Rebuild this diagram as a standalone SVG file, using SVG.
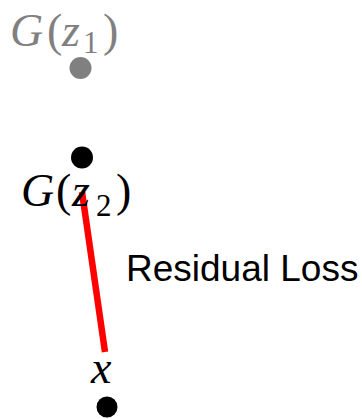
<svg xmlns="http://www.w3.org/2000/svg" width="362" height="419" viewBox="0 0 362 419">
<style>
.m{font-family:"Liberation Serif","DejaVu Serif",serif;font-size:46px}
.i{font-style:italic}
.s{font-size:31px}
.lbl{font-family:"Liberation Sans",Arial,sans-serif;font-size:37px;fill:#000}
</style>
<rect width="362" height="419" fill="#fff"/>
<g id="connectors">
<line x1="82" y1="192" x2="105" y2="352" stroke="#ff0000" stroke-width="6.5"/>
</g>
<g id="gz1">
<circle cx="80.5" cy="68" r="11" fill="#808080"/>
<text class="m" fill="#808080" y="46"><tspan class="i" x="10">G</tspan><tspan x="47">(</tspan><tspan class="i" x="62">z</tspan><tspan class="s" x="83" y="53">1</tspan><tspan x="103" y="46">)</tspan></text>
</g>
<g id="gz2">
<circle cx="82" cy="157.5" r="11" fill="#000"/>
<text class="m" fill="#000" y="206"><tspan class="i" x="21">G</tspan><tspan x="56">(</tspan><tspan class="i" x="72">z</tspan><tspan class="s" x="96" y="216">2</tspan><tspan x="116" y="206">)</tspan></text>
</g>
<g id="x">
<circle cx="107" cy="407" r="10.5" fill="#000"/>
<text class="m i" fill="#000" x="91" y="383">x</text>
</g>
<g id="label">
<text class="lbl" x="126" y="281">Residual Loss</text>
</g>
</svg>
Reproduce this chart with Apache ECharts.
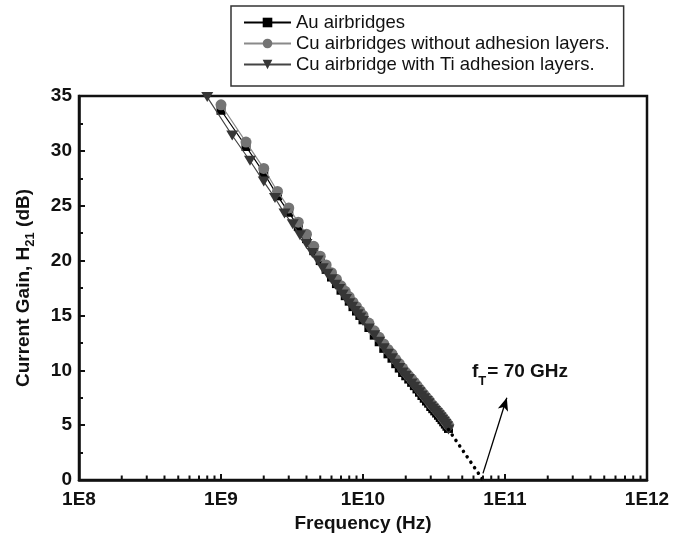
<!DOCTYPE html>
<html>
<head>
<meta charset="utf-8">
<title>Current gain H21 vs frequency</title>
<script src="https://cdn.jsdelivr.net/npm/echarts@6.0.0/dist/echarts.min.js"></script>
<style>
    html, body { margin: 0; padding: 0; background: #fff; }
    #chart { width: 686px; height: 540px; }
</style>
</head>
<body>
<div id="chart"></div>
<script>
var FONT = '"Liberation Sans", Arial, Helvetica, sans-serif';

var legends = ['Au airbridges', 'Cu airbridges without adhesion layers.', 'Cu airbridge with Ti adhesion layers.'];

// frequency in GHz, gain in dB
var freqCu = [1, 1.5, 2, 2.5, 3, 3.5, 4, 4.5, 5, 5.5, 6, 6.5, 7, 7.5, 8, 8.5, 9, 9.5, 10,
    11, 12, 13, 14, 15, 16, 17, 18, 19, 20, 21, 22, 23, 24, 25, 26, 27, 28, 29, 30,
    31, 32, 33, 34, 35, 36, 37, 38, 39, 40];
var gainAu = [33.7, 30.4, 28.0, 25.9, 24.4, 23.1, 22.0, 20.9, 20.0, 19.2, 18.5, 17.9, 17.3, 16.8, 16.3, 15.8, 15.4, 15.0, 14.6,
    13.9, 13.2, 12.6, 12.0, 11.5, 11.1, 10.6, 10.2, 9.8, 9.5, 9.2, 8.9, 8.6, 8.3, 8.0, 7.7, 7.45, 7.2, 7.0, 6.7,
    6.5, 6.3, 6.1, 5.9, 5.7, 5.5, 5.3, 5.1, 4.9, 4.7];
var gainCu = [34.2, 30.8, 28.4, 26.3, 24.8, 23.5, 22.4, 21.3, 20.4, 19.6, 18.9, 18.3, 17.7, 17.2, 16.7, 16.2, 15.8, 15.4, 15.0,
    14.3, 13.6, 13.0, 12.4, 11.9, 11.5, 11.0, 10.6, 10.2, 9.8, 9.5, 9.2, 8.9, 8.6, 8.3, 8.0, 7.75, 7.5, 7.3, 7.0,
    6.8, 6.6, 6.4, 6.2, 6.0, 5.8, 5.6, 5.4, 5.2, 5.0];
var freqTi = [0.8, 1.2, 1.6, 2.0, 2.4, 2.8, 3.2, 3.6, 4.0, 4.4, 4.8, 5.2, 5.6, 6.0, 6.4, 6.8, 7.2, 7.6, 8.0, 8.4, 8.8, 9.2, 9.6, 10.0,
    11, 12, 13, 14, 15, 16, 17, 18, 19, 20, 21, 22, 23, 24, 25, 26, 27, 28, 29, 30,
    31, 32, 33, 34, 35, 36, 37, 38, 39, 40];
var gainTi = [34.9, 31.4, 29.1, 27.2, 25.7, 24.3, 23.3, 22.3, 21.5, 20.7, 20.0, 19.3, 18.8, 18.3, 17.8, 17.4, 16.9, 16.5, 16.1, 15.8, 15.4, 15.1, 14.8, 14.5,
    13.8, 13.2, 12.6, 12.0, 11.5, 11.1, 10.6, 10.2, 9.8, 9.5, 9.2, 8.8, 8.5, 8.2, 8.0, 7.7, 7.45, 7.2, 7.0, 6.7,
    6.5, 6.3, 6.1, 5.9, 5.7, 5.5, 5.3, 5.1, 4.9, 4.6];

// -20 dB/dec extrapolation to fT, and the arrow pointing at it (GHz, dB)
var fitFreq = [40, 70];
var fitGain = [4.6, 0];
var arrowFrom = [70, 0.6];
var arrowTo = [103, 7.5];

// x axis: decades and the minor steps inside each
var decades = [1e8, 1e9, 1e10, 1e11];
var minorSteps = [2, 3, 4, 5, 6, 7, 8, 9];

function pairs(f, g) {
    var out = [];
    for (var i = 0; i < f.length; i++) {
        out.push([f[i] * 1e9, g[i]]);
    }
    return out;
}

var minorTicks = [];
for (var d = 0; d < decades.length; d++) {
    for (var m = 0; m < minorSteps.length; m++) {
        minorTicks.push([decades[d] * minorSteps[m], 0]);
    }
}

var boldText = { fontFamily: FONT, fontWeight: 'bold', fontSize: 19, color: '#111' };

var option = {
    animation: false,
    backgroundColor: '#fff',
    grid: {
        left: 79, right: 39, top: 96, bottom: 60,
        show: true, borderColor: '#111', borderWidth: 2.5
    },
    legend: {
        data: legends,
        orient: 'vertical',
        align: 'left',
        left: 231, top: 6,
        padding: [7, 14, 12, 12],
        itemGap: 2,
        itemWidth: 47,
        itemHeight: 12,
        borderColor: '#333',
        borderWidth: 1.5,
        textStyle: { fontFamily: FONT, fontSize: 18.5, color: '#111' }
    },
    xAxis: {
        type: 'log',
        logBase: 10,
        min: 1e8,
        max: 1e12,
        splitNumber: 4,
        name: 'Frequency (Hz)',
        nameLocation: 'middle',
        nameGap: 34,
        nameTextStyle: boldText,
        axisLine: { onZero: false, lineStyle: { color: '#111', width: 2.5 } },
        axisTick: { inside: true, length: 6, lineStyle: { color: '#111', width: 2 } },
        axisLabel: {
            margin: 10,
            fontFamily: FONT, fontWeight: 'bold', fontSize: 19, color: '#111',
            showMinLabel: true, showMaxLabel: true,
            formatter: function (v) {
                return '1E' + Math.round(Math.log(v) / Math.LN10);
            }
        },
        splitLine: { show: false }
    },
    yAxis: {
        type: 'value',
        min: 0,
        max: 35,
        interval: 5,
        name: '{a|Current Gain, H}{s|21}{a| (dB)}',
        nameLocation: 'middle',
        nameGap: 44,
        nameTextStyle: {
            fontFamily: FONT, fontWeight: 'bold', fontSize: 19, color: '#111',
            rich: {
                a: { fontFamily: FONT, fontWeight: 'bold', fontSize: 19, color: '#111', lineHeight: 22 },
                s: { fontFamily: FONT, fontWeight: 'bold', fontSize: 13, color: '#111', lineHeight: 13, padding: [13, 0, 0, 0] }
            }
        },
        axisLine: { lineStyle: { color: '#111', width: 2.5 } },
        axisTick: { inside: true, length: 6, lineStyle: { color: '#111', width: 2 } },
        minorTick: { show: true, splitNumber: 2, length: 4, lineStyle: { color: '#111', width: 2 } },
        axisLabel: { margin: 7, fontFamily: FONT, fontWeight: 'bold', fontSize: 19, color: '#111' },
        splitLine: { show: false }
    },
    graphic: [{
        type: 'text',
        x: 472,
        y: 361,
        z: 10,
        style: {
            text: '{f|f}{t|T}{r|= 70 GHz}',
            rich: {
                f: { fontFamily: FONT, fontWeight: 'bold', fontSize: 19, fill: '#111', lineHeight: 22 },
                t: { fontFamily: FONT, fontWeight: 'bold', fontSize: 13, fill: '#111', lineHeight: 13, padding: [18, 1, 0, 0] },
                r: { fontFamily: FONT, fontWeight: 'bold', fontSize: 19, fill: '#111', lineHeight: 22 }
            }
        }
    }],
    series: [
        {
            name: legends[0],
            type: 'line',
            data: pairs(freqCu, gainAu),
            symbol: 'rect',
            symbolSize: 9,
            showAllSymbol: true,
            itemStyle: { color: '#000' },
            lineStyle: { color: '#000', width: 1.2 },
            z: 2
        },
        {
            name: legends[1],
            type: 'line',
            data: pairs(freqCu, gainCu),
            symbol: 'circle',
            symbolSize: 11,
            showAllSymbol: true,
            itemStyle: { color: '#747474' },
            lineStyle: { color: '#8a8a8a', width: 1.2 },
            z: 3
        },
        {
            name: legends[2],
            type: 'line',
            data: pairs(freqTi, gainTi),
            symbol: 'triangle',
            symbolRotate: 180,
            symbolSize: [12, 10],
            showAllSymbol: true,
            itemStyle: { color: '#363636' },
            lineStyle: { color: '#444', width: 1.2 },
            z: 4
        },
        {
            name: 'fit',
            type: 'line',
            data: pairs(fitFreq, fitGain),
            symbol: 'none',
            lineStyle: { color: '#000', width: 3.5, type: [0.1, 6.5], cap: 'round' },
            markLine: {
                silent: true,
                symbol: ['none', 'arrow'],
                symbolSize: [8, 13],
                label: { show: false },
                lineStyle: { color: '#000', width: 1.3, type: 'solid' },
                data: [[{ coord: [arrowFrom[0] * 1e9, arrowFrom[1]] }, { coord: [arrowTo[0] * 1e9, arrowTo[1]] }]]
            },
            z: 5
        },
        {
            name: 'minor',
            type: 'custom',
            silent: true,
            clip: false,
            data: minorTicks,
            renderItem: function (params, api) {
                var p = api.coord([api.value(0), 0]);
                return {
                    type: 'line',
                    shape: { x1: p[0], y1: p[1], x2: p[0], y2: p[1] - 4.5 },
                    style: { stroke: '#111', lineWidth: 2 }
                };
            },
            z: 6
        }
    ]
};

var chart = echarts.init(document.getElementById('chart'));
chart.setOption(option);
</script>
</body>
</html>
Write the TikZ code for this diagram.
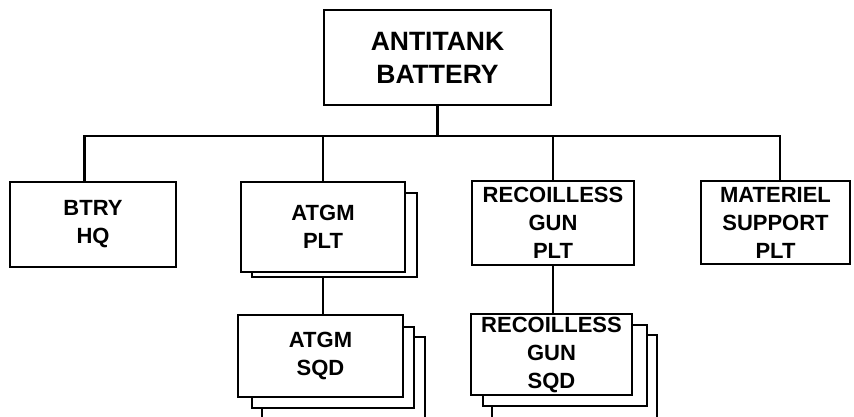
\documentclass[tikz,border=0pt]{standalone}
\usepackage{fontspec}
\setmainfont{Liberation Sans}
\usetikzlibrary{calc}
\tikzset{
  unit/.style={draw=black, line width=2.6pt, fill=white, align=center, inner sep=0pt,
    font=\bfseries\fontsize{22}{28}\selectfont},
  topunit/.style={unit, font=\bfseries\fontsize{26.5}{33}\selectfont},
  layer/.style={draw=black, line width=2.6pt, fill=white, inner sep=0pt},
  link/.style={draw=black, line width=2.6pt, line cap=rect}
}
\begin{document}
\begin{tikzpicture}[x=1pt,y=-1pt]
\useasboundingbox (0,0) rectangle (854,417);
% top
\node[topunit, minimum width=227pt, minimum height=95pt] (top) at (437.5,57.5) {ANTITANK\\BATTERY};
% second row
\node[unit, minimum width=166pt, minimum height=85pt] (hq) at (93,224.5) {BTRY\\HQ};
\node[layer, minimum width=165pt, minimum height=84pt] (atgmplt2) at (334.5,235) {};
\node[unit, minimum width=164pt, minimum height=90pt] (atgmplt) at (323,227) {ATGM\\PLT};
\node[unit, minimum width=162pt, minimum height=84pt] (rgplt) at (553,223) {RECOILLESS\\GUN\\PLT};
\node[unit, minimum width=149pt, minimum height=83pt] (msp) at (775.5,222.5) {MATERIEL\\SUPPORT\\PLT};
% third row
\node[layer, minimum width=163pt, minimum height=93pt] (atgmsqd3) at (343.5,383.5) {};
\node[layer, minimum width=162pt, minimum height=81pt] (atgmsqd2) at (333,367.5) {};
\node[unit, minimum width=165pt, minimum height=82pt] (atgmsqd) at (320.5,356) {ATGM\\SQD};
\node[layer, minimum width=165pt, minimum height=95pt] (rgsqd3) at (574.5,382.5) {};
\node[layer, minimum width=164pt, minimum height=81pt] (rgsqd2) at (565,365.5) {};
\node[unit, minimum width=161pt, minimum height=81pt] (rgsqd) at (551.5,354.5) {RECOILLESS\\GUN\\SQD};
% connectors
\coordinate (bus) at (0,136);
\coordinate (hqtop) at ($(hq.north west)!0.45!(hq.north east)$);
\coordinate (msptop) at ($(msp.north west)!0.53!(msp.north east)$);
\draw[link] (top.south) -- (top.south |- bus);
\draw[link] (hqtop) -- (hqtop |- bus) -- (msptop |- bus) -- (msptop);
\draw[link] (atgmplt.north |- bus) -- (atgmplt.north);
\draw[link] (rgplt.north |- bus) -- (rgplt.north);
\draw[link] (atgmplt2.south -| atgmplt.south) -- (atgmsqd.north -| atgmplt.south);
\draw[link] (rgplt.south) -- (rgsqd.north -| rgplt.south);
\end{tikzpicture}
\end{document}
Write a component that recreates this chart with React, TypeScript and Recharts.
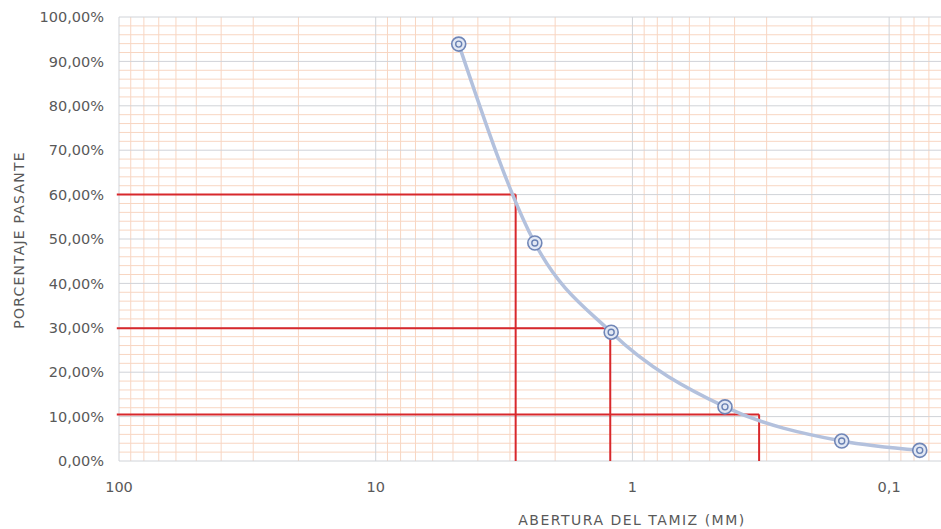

==============================

-- TASK INSTRUCTIONS --
Your copy should hold only the lines from the one containing "Reproduce this chart with Apache ECharts." through the one containing "Arial, Helvetica, sans-serif';", word for word, with no pictures.

-- PROBLEM SOLUTION --
Reproduce this chart with Apache ECharts.
<!DOCTYPE html>
<html>
<head>
<meta charset="utf-8">
<title>Current gain H21 vs frequency</title>
<script src="https://cdn.jsdelivr.net/npm/echarts@6.0.0/dist/echarts.min.js"></script>
<style>
    html, body { margin: 0; padding: 0; background: #fff; }
    #chart { width: 686px; height: 540px; }
</style>
</head>
<body>
<div id="chart"></div>
<script>
var FONT = '"Liberation Sans", Arial, Helvetica, sans-serif';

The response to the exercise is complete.